- **Supplied material**
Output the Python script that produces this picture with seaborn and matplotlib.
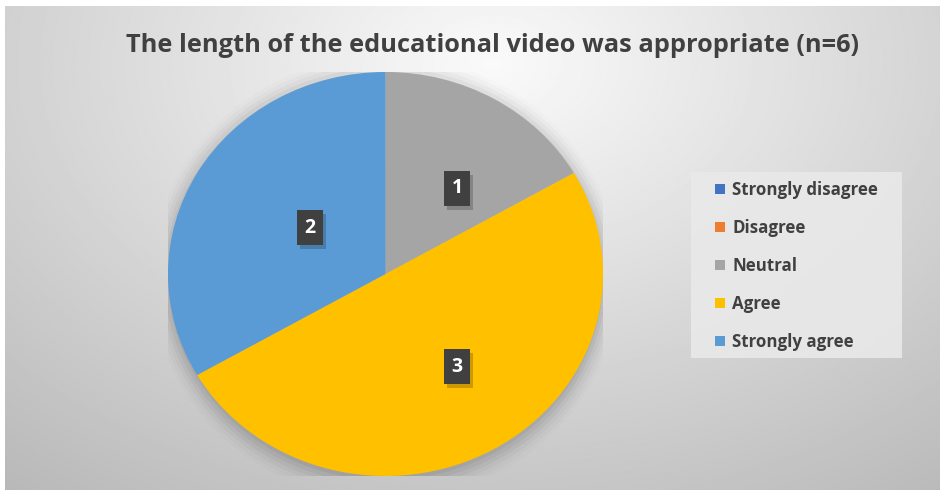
import numpy as np
import matplotlib
matplotlib.use("Agg")
import matplotlib.pyplot as plt
import matplotlib.patheffects as pe
import seaborn as sns
from matplotlib.patches import Patch, Ellipse, Rectangle

categories = ["Strongly disagree", "Disagree", "Neutral", "Agree", "Strongly agree"]
counts = [0, 0, 1, 3, 2]
colors = ["#4472C4", "#ED7D31", "#A5A5A5", "#FFC000", "#5B9BD5"]
title = "The length of the educational video was appropriate (n=6)"

sns.set_theme(style="white")
plt.rcParams["font.family"] = ["Open Sans", "DejaVu Sans"]

W, H = 945, 490
fig = plt.figure(figsize=(W / 100, H / 100), dpi=100)
fig.patch.set_facecolor("white")

# gradient background
bg = fig.add_axes([5 / W, 0, 935 / W, 1 - 6 / H], zorder=-5)
yy, xx = np.mgrid[0:1:300j, 0:1:600j]
r = np.sqrt(((xx - 0.52) / 0.75) ** 2 + ((yy - 0.12) / 1.0) ** 2)
vals = 0.98 - 0.23 * np.clip(r, 0, 1.2)
bg.imshow(vals, cmap="gray", vmin=0, vmax=1, aspect="auto", extent=[0, 1, 1, 0], interpolation="bilinear")
bg.set_axis_off()

# pie axes
ax = fig.add_axes([168 / W, 1 - 476 / H, 435 / W, 404 / H])
for i, a in enumerate(np.linspace(0.05, 0.01, 6)):
    ax.add_patch(Ellipse((0.0, -0.02), 2.0 + 0.03 * i, 2.0 + 0.04 * i, color="black", alpha=a, lw=0, zorder=0))

pal = sns.color_palette(colors)
wedges, _ = ax.pie(counts, colors=pal, startangle=90, counterclock=False,
                   radius=1.0, wedgeprops=dict(linewidth=0, zorder=2))
label_scale = {"Neutral": (0.66, 0.49), "Agree": (0.66, 0.53), "Strongly agree": (0.40, 0.46)}
for w, c, name in zip(wedges, counts, categories):
    if c == 0:
        continue
    ang = np.deg2rad((w.theta1 + w.theta2) / 2)
    sx, sy = label_scale[name]
    x, y = sx * np.cos(ang), sy * np.sin(ang)
    t = ax.text(x, y, str(c), ha="center", va="center",
                color="white", fontsize=14, fontweight="bold", zorder=5,
                bbox=dict(boxstyle="square,pad=0.38", facecolor="#404040", edgecolor="none"))
    t.get_bbox_patch().set_path_effects([
        pe.SimplePatchShadow(offset=(2, -3), shadow_rgbFace="black", alpha=0.2), pe.Normal()])
ax.set_aspect("auto")
ax.set_xlim(-1, 1)
ax.set_ylim(-1, 1)
ax.set_axis_off()

fig.text(493 / W, 1 - 45 / H, title, ha="center", va="center", fontsize=18.3,
         fontweight="bold", color="#404040")

# legend box
fig.patches.append(Rectangle((691 / W, 1 - 358 / H), 211 / W, 186 / H,
                             transform=fig.transFigure, facecolor="#e9e9e9",
                             edgecolor="none", alpha=0.9, zorder=1))
handles = [Patch(facecolor=c, edgecolor="none") for c in colors]
leg = fig.legend(handles, categories, loc="upper left",
                 bbox_to_anchor=(712 / W, 1 - 178 / H), frameon=False,
                 prop=dict(size=12.2, weight="bold"), labelspacing=1.17,
                 handlelength=0.55, handleheight=0.55, handletextpad=0.45,
                 borderpad=0.2, borderaxespad=0)
for t in leg.get_texts():
    t.set_color("#404040")

fig.savefig("out.png", dpi=100)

- **Stated task**
Leave out the pictures and restate, word for word, the lines from the top of the data through the line containing "from matplotlib.patches import", both included.

- **Answer to the task**
Output the Python script that produces this picture with seaborn and matplotlib.
import numpy as np
import matplotlib
matplotlib.use("Agg")
import matplotlib.pyplot as plt
import matplotlib.patheffects as pe
import seaborn as sns
from matplotlib.patches import Patch, Ellipse, Rectangle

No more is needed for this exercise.